The Downtown Alliance has a great track record of serving as an incubator for a variety of initiatives and are still in charge of many projects that benefit our community, including the Downtown Farmer’s Market at Pioneer Park, The SLC Live Green Festival, First Night, Eve, Dine-O-Round, The Holiday Arts and Craft Market and most recently the Jingle Bus: http://www.downtownslc.org/events/jingle-bus .
Jason saw the potential that Bike Share could have on making Downtown an even better place to live, work and play. But it wasn’t until he used Washington DC’s Capital Bike Share that he became a passionate advocate.
In June of 2011, the Downtown Alliance received $25,000 and me from Salt Lake City to see if we could make a Bike Share program happen.
Now remember, we needed at least $800,000 to get a starter system in place. Over 60% of that money would go towards the capital purchase of bicycles, stations, solar panels, docks, freight, installation and assembly. The other costs would go towards operations. Things like maintenance on the bikes, grant writing, community outreach, fundraising, marketing, legal, administrative costs and “rebalancing” the bikes. Rebalancing is moving the bikes around the network of stations so that there are always a given amount of bicycles and open docks available. It wouldn’t be good if you arrive at a station and it’s either completely empty or completely full.
The $25,000 was used to research different models such as profit vs. non-profit, public/private partnerships and a variety of fee-structures. It was difficult to find lots of data because there were only a few cities in the U.S. at this time that had operational Bike Share programs, while others were completing their first year of operations.
We eventually decided that a non-profit model that was a public/private partnership was the best option and began fundraising with the help of the Salt Lake Chamber of Commerce. In February of 2012, we were lucky enough to find a fantastic title sponsor in SelectHealth and so far we’ve raised enough money to purchase 10 stations and 100 bicycles. The more sponsors and grants we find, the more stations and bikes we buy.
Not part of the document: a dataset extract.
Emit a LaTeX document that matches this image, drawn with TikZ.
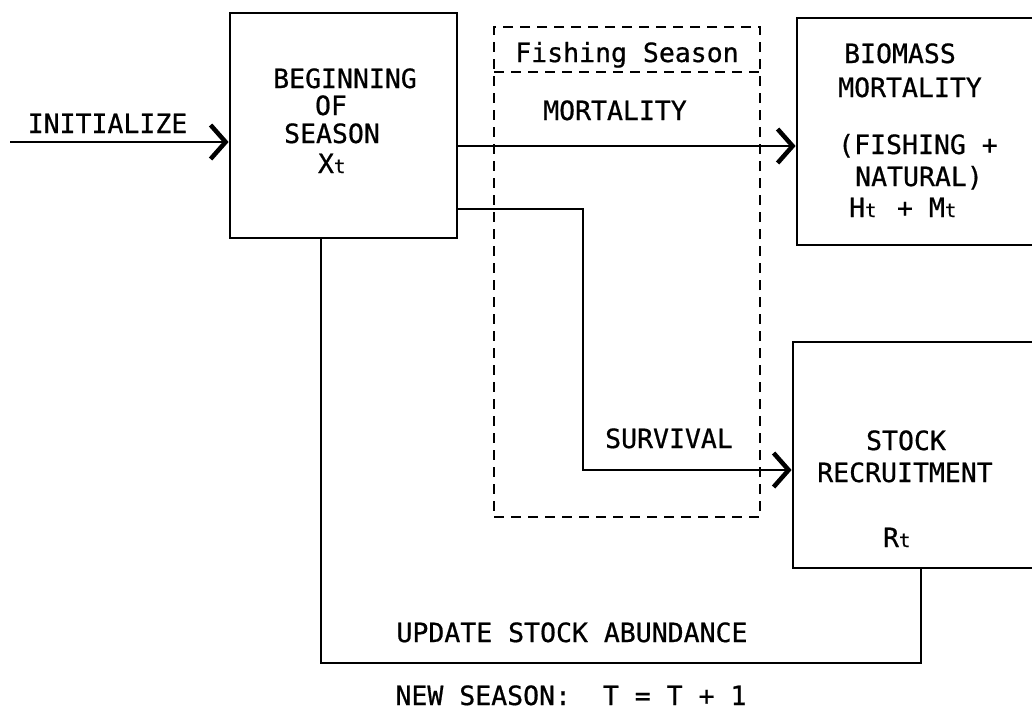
\documentclass[tikz,border=0pt]{standalone}
\usepackage{fontspec}
\setmainfont{DejaVu Sans Mono}[FakeBold=0.7]
\usetikzlibrary{arrows.meta}
\newcommand\subt{\makebox[16pt][l]{\fontsize{19}{19}\selectfont t}}
\tikzset{
  box/.style={draw, line width=2.8pt, inner sep=0pt},
  dashbox/.style={draw, line width=2.2pt, dash pattern=on 10pt off 7pt, inner sep=0pt},
  conn/.style={line width=2.8pt, -{Straight Barb[length=15pt,width=34pt,line width=4.5pt]}},
  link/.style={line width=2.8pt},
  txt/.style={font=\fontsize{26.5}{30}\selectfont, inner sep=0pt, anchor=base}
}
\begin{document}
\begin{tikzpicture}[x=1pt,y=-1pt]
\useasboundingbox (0,0) rectangle (1032,713);
\clip (0,0) rectangle (1032,713);
% boxes
\node[box, minimum width=227pt, minimum height=225pt] (begin) at (343.5,125.5) {};
\node[box, minimum width=248pt, minimum height=227pt] (biomass) at (921,131.5) {};
\node[box, minimum width=252pt, minimum height=226pt] (stock) at (919,455) {};
\node[dashbox, minimum width=266pt, minimum height=490pt] (fish) at (627,272) {};
\coordinate (divl) at (494,72);
\coordinate (divr) at (760,72);
\draw[dashbox] (divl) -- (divr);
% texts
\node[txt] (t1) at (345,88) {BEGINNING};
\node[txt] (t2) at (331,115) {OF};
\node[txt] (t3) at (332,143) {SEASON};
\node[txt] (t4) at (334,173) {X\subt};
\node[txt] (fishhdr) at (627,62) {Fishing Season};
\node[txt] (b1) at (900,63) {BIOMASS};
\node[txt] (b2) at (910,97) {MORTALITY};
\node[txt] (b3) at (918,154) {(FISHING +};
\node[txt] (b4) at (919,186) {NATURAL)};
\node[txt] (b5) at (905,217) {H\subt{} + M\subt};
\node[txt] (s1) at (906,450) {STOCK};
\node[txt] (s2) at (905,482) {RECRUITMENT};
\node[txt] (s3) at (899,547) {R\subt};
\node[txt] (linit) at (107.5,133) {INITIALIZE};
\node[txt] (lmort) at (615,120) {MORTALITY};
\node[txt] (lsurv) at (669,448) {SURVIVAL};
\node[txt] (lupd) at (572,642) {UPDATE STOCK ABUNDANCE};
\node[txt] (lnew) at (571,705) {NEW SEASON:\ \ T = T + 1};
% connectors
\coordinate (initstart) at (10,142);
\draw[conn] (initstart) -- (initstart -| begin.west);
\coordinate (mortstart) at (begin.east |- 0,146);
\draw[conn] (mortstart) -- (mortstart -| biomass.west);
\coordinate (survstart) at (begin.east |- 0,209);
\coordinate (survbend) at (583,470);
\draw[conn] (survstart) -| (survbend) -- (survbend -| stock.west);
\coordinate (fbtop) at (begin.south -| 321,0);
\coordinate (fbl) at (321,663);
\coordinate (fbr) at (921,663);
\draw[link] (fbtop) -- (fbl) -- (fbr) -- (fbr |- stock.south);
\end{tikzpicture}
\end{document}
Green Bike was created to be Utah’s Bike Share brand. Salt Lake City will be the guinea pig but the long-term goal is to have Bike Share stations across the region, connected by light rail, and to have a universal access pass that is compatible with UTA’s “tap it” pass. The next Utah municipalities to connect to SLC Bike Share with their own satellite bike share systems will most likely be Ogden and Provo.